Le président de la Conférence des évêques (CEF), Mgr Eric de Moulins-Beaufort, a annoncé la constitution d'"un comité de suivi auquel tout archevêque ou évêque ayant à traiter du cas d’un autre évêque pour des abus ou agressions sexuelles se référera afin d’être accompagné dans toutes les étapes de la procédure".
L'idée est d'avoir "une équipe d'experts extérieurs" qui aura "un regard et une aide extérieurs sur l'ensemble des démarches civiles et canoniques (du droit de l'Eglise, ndlr), afin d'accompagner l'évêque concerné dans la mise en oeuvre des démarches à faire pour n'y ait pas de trous dans la raquette et éviter tout dysfonctionnement", a précisé la CEF.
"Nous allons agir aussi auprès des dicastères romains (services du Vatican, ndlr) concernés pour préciser les procédures, établir des critères plus précis quant à la publication des faits et des sanctions", a également déclaré Mgr de Moulins-Beaufort.
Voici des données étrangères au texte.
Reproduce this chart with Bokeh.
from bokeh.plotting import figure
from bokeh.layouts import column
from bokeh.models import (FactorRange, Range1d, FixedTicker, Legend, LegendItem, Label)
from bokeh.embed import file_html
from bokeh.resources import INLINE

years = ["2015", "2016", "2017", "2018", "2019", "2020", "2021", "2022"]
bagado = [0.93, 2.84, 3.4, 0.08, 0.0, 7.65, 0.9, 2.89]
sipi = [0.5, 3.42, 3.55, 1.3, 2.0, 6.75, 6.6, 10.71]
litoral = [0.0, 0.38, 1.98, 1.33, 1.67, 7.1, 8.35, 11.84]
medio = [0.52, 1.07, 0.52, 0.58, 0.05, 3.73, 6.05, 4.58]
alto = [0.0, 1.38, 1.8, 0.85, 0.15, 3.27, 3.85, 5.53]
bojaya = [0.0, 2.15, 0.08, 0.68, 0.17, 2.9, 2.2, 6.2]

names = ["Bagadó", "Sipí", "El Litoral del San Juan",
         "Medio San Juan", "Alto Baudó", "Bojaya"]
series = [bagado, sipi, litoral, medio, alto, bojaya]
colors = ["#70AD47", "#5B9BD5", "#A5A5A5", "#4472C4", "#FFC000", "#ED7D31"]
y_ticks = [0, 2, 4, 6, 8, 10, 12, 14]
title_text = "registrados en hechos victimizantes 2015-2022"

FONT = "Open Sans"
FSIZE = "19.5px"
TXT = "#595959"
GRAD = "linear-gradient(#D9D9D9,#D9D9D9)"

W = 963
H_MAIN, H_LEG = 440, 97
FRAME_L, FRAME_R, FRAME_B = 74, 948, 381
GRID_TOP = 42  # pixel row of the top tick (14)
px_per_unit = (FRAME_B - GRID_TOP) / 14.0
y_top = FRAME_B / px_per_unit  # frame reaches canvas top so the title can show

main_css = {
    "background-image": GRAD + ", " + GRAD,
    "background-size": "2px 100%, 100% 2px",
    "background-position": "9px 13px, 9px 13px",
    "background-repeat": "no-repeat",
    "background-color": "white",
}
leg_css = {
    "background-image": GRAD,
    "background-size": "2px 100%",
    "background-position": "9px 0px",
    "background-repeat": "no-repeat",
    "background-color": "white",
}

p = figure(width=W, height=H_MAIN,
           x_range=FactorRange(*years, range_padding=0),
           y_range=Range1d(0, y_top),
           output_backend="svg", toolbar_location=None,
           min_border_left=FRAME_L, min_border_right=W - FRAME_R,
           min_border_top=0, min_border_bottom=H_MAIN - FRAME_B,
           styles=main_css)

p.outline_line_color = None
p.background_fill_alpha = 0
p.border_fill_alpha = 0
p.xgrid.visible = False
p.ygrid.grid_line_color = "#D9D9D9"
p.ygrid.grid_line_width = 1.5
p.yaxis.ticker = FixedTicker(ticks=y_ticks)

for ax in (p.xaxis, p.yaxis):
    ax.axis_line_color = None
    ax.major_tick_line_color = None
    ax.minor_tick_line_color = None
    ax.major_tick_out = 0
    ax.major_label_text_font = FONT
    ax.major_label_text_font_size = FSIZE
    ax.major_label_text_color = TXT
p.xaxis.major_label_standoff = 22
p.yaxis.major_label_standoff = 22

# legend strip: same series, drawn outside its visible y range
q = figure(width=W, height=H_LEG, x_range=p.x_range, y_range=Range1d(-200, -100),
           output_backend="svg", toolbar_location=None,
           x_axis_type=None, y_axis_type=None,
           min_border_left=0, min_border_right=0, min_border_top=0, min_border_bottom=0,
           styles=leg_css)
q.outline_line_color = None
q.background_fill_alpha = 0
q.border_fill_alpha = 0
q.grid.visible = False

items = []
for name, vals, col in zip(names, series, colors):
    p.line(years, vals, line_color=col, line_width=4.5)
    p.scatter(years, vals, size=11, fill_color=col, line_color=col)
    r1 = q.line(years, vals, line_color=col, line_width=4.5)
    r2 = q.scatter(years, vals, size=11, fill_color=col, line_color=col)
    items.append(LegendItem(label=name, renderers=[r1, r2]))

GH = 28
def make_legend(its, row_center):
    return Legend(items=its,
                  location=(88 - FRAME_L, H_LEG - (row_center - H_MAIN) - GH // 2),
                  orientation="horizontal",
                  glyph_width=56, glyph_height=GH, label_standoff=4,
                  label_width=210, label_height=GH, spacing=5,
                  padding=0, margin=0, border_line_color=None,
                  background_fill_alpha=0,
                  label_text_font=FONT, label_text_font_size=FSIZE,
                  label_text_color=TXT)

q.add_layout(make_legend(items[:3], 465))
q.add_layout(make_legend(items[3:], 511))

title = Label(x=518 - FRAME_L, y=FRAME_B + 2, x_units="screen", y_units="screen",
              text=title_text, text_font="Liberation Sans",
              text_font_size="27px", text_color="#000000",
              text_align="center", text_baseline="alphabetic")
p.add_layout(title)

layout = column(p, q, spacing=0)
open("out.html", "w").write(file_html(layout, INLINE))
Lundi, la CEF avait révélé que dix anciens évêques avaient affaire ou avaient eu affaire à la justice - "huit mis en cause pour abus" et deux "pour non dénonciation".
Parmi les huit, figurent le cardinal Ricard et Michel Santier. Cinq cas sont "connus" de la presse selon la CEF, qui n'a pas donné de noms.
Il s'agit notamment d'Hervé Gaschignard, ex-évêque de Dax, démissionnaire en 2017 pour avoir eu des attitudes "inappropriées" envers des adolescents; une affaire classée sans suite par la justice, ou encore de l'évêque émérite de Gap Jean-Michel di Falco, accusé d'abus sexuels sur mineur dans les années 70, des faits qu'il a toujours niés. L'ancien évêque de Guyane Emmanuel Lafont, fait l'objet d'une "enquête canonique, sur le point de se terminer", selon une source proche du dossier.